French naval officer (1682–1750)

Henri-François des Herbiers, Marquis de L'Estenduère, was born in Angers, Province of Anjou, around 1682 and died in Rochefort in March 1750. He was a Navy officer and aristocrat in France. Coming from a noble family from Poitou, he began his navigational training under the direction of his uncle, and began his naval career at an early age in the Marine royale. He distinguished himself for the first time during the War of the Spanish Succession near Vélez-Málaga and then at the Battle of Marbella, before fighting as a privateer. During the 1720s, he undertook many voyages to New France and drew many marine maps of the St. Lawrence River. He took part in the wars of the Polish Succession, and the War of the Spanish Succession.
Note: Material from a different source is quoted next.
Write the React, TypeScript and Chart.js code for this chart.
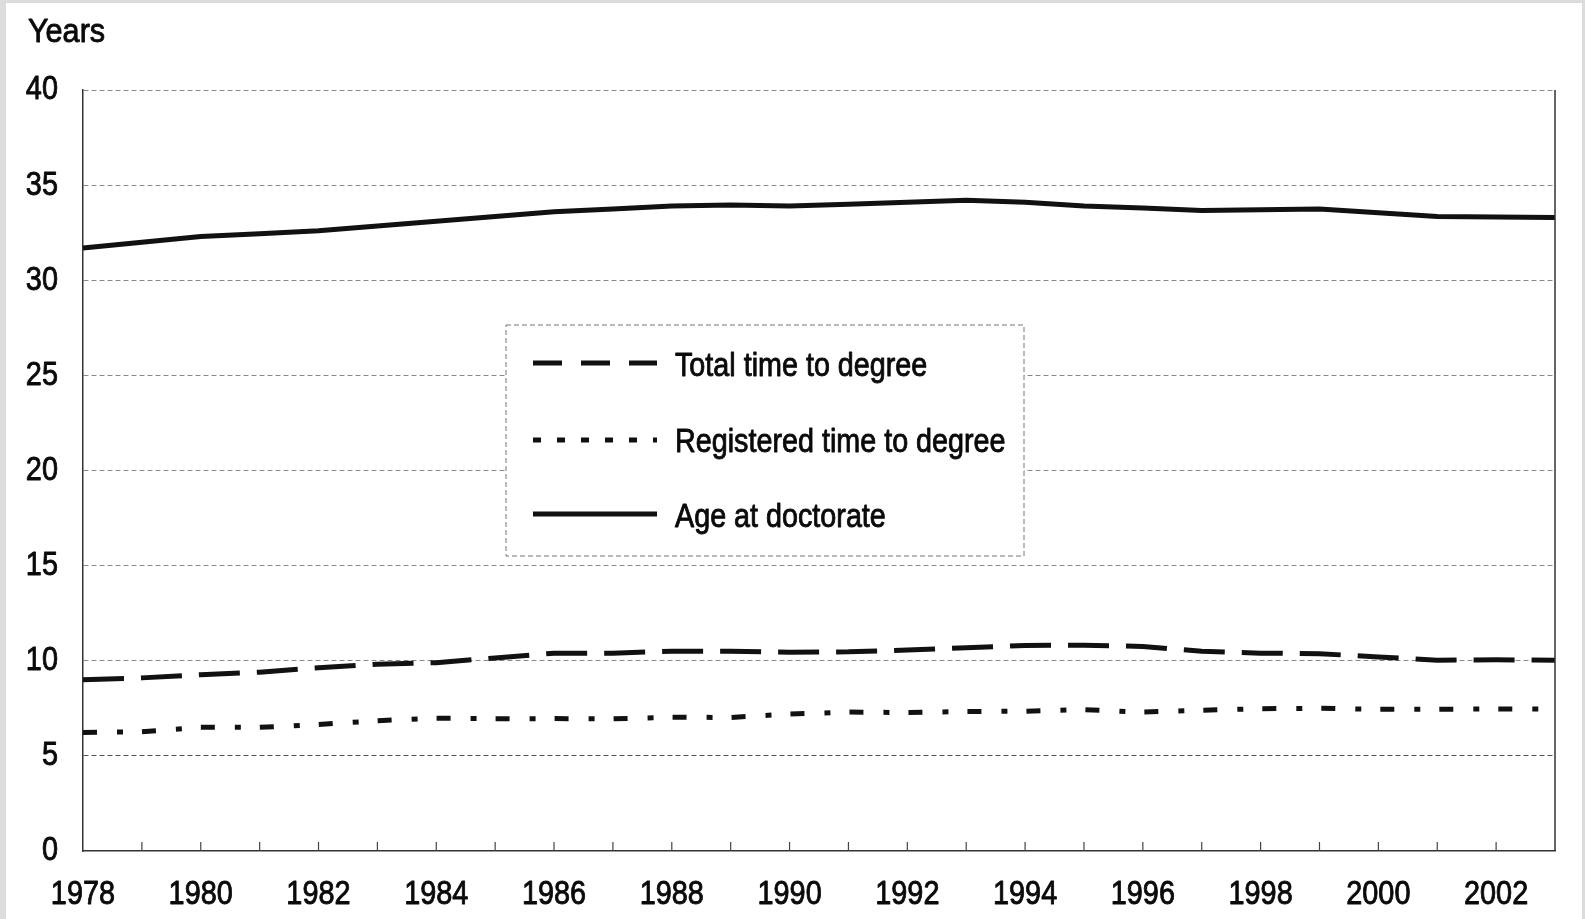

In 1747, he accomplished his greatest feat at the Battle of Cape Finisterre along the Spanish coast of Galicia. In charge of escorting a merchant convoy to the West Indies with eight ships, he was attacked on 25 October by 14 British ships of Admiral Edward Hawke, and sustained more than seven hours of fierce combat. Six French vessels were captured, but the convoy was almost totally saved. He also managed to avoid being captured when his ship, Le Tonnant with (80 cannons) was partially disabled. His second in command, marquis de Vaudreuil, on the Intrépide (74 cannon vessel), turned around and traversed British lines, and towed the ship back to Brest during the night. He ended his career as chef d'escadre.